▶ [Direction] Pictures stay out of the copy; set down each line of the listing below exactly.

....

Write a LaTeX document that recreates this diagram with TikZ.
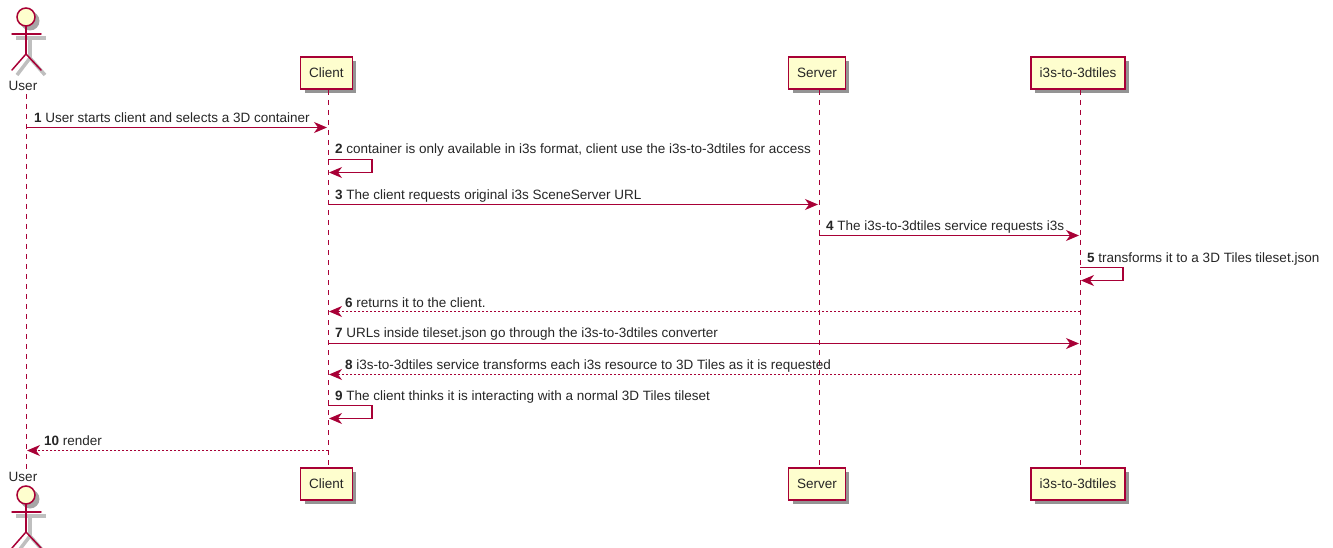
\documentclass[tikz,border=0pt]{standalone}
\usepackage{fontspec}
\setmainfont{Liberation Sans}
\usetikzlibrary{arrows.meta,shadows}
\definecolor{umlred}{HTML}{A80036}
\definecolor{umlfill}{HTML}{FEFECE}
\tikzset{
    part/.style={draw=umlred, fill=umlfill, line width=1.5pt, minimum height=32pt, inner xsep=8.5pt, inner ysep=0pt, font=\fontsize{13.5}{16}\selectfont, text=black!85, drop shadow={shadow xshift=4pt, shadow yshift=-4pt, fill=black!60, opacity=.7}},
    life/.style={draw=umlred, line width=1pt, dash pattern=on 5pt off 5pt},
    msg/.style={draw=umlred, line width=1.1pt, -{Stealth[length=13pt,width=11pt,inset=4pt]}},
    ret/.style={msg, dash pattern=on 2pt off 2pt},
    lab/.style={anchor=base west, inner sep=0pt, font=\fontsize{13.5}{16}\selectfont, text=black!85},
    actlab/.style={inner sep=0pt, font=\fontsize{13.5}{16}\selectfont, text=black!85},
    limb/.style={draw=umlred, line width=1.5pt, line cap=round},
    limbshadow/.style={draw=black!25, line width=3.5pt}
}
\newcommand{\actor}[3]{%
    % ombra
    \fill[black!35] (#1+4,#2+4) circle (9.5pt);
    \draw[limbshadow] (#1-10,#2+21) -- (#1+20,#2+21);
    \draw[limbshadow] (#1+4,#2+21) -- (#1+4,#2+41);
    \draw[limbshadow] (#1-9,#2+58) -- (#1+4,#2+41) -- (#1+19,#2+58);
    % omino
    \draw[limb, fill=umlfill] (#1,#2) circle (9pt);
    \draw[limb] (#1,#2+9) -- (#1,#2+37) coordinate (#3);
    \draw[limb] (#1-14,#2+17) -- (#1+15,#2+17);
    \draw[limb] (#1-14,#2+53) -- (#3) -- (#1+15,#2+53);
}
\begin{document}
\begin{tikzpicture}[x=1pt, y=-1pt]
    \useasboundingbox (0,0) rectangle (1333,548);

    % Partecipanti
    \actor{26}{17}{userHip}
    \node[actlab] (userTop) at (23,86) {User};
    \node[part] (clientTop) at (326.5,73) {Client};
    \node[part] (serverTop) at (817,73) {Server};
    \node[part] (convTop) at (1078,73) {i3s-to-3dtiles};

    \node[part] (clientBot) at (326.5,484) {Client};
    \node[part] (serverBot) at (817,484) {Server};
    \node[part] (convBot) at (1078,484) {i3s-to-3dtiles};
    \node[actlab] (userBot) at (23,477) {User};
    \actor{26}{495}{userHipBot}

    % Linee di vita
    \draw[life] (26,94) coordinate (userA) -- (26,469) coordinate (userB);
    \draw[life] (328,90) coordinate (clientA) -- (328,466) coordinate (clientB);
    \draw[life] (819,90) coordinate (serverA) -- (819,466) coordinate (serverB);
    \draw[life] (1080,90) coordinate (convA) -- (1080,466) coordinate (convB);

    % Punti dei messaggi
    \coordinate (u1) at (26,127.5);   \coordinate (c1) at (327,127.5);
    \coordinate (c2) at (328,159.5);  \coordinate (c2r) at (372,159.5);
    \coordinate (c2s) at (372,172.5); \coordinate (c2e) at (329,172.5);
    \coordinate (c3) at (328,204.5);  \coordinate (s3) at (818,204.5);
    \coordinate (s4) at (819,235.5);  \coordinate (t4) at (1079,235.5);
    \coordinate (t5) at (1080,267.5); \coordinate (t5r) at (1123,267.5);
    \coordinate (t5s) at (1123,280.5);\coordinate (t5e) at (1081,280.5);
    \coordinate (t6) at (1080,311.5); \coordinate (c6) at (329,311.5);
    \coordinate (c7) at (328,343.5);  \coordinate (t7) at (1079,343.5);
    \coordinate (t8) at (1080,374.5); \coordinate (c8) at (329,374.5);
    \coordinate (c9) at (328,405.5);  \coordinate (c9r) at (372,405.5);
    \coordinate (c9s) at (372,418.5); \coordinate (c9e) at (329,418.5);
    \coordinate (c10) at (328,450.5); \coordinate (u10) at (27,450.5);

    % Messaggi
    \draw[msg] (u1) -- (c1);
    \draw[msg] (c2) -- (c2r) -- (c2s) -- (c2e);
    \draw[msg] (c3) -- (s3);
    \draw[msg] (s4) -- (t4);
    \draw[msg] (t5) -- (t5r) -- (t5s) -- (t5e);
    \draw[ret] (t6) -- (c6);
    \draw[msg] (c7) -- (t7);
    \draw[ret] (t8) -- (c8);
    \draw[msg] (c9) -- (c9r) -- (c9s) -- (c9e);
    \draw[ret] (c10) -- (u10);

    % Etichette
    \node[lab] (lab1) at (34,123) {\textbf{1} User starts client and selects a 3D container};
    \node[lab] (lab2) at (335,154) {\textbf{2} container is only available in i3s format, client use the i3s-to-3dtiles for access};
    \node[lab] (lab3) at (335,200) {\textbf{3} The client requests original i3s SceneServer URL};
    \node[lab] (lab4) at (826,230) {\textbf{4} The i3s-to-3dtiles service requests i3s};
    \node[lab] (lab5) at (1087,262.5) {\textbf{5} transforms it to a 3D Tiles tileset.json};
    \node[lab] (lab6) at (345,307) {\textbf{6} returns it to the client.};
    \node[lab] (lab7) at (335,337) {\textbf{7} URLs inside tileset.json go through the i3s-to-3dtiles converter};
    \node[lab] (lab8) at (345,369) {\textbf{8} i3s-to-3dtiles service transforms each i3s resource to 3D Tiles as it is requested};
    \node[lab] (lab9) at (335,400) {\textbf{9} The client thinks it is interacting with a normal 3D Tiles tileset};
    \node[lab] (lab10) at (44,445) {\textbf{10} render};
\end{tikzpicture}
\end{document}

....

▶ [Exercise answer]
Write a LaTeX document that recreates this diagram with TikZ.
\documentclass[tikz,border=0pt]{standalone}
\usepackage{fontspec}
\setmainfont{Liberation Sans}
\usetikzlibrary{arrows.meta,shadows}
\definecolor{umlred}{HTML}{A80036}
\definecolor{umlfill}{HTML}{FEFECE}
\tikzset{
    part/.style={draw=umlred, fill=umlfill, line width=1.5pt, minimum height=32pt, inner xsep=8.5pt, inner ysep=0pt, font=\fontsize{13.5}{16}\selectfont, text=black!85, drop shadow={shadow xshift=4pt, shadow yshift=-4pt, fill=black!60, opacity=.7}},
    life/.style={draw=umlred, line width=1pt, dash pattern=on 5pt off 5pt},
    msg/.style={draw=umlred, line width=1.1pt, -{Stealth[length=13pt,width=11pt,inset=4pt]}},
    ret/.style={msg, dash pattern=on 2pt off 2pt},
    lab/.style={anchor=base west, inner sep=0pt, font=\fontsize{13.5}{16}\selectfont, text=black!85},
    actlab/.style={inner sep=0pt, font=\fontsize{13.5}{16}\selectfont, text=black!85},
    limb/.style={draw=umlred, line width=1.5pt, line cap=round},
    limbshadow/.style={draw=black!25, line width=3.5pt}
}
\newcommand{\actor}[3]{%
    % ombra
    \fill[black!35] (#1+4,#2+4) circle (9.5pt);
    \draw[limbshadow] (#1-10,#2+21) -- (#1+20,#2+21);
    \draw[limbshadow] (#1+4,#2+21) -- (#1+4,#2+41);
    \draw[limbshadow] (#1-9,#2+58) -- (#1+4,#2+41) -- (#1+19,#2+58);
    % omino
    \draw[limb, fill=umlfill] (#1,#2) circle (9pt);
    \draw[limb] (#1,#2+9) -- (#1,#2+37) coordinate (#3);
    \draw[limb] (#1-14,#2+17) -- (#1+15,#2+17);
    \draw[limb] (#1-14,#2+53) -- (#3) -- (#1+15,#2+53);
}
\begin{document}
\begin{tikzpicture}[x=1pt, y=-1pt]
    \useasboundingbox (0,0) rectangle (1333,548);

    % Partecipanti
    \actor{26}{17}{userHip}
    \node[actlab] (userTop) at (23,86) {User};
    \node[part] (clientTop) at (326.5,73) {Client};
    \node[part] (serverTop) at (817,73) {Server};
    \node[part] (convTop) at (1078,73) {i3s-to-3dtiles};

    \node[part] (clientBot) at (326.5,484) {Client};
    \node[part] (serverBot) at (817,484) {Server};
    \node[part] (convBot) at (1078,484) {i3s-to-3dtiles};
    \node[actlab] (userBot) at (23,477) {User};
    \actor{26}{495}{userHipBot}

    % Linee di vita
    \draw[life] (26,94) coordinate (userA) -- (26,469) coordinate (userB);
    \draw[life] (328,90) coordinate (clientA) -- (328,466) coordinate (clientB);
    \draw[life] (819,90) coordinate (serverA) -- (819,466) coordinate (serverB);
    \draw[life] (1080,90) coordinate (convA) -- (1080,466) coordinate (convB);

    % Punti dei messaggi
    \coordinate (u1) at (26,127.5);   \coordinate (c1) at (327,127.5);
    \coordinate (c2) at (328,159.5);  \coordinate (c2r) at (372,159.5);
    \coordinate (c2s) at (372,172.5); \coordinate (c2e) at (329,172.5);
    \coordinate (c3) at (328,204.5);  \coordinate (s3) at (818,204.5);
    \coordinate (s4) at (819,235.5);  \coordinate (t4) at (1079,235.5);
    \coordinate (t5) at (1080,267.5); \coordinate (t5r) at (1123,267.5);
    \coordinate (t5s) at (1123,280.5);\coordinate (t5e) at (1081,280.5);
    \coordinate (t6) at (1080,311.5); \coordinate (c6) at (329,311.5);
    \coordinate (c7) at (328,343.5);  \coordinate (t7) at (1079,343.5);
    \coordinate (t8) at (1080,374.5); \coordinate (c8) at (329,374.5);
    \coordinate (c9) at (328,405.5);  \coordinate (c9r) at (372,405.5);
    \coordinate (c9s) at (372,418.5); \coordinate (c9e) at (329,418.5);
    \coordinate (c10) at (328,450.5); \coordinate (u10) at (27,450.5);

    % Messaggi
    \draw[msg] (u1) -- (c1);
    \draw[msg] (c2) -- (c2r) -- (c2s) -- (c2e);
    \draw[msg] (c3) -- (s3);
    \draw[msg] (s4) -- (t4);
    \draw[msg] (t5) -- (t5r) -- (t5s) -- (t5e);
    \draw[ret] (t6) -- (c6);
    \draw[msg] (c7) -- (t7);
    \draw[ret] (t8) -- (c8);
    \draw[msg] (c9) -- (c9r) -- (c9s) -- (c9e);
    \draw[ret] (c10) -- (u10);

    % Etichette
    \node[lab] (lab1) at (34,123) {\textbf{1} User starts client and selects a 3D container};
    \node[lab] (lab2) at (335,154) {\textbf{2} container is only available in i3s format, client use the i3s-to-3dtiles for access};
    \node[lab] (lab3) at (335,200) {\textbf{3} The client requests original i3s SceneServer URL};
    \node[lab] (lab4) at (826,230) {\textbf{4} The i3s-to-3dtiles service requests i3s};
    \node[lab] (lab5) at (1087,262.5) {\textbf{5} transforms it to a 3D Tiles tileset.json};
    \node[lab] (lab6) at (345,307) {\textbf{6} returns it to the client.};
    \node[lab] (lab7) at (335,337) {\textbf{7} URLs inside tileset.json go through the i3s-to-3dtiles converter};
    \node[lab] (lab8) at (345,369) {\textbf{8} i3s-to-3dtiles service transforms each i3s resource to 3D Tiles as it is requested};
    \node[lab] (lab9) at (335,400) {\textbf{9} The client thinks it is interacting with a normal 3D Tiles tileset};
    \node[lab] (lab10) at (44,445) {\textbf{10} render};
\end{tikzpicture}
\end{document}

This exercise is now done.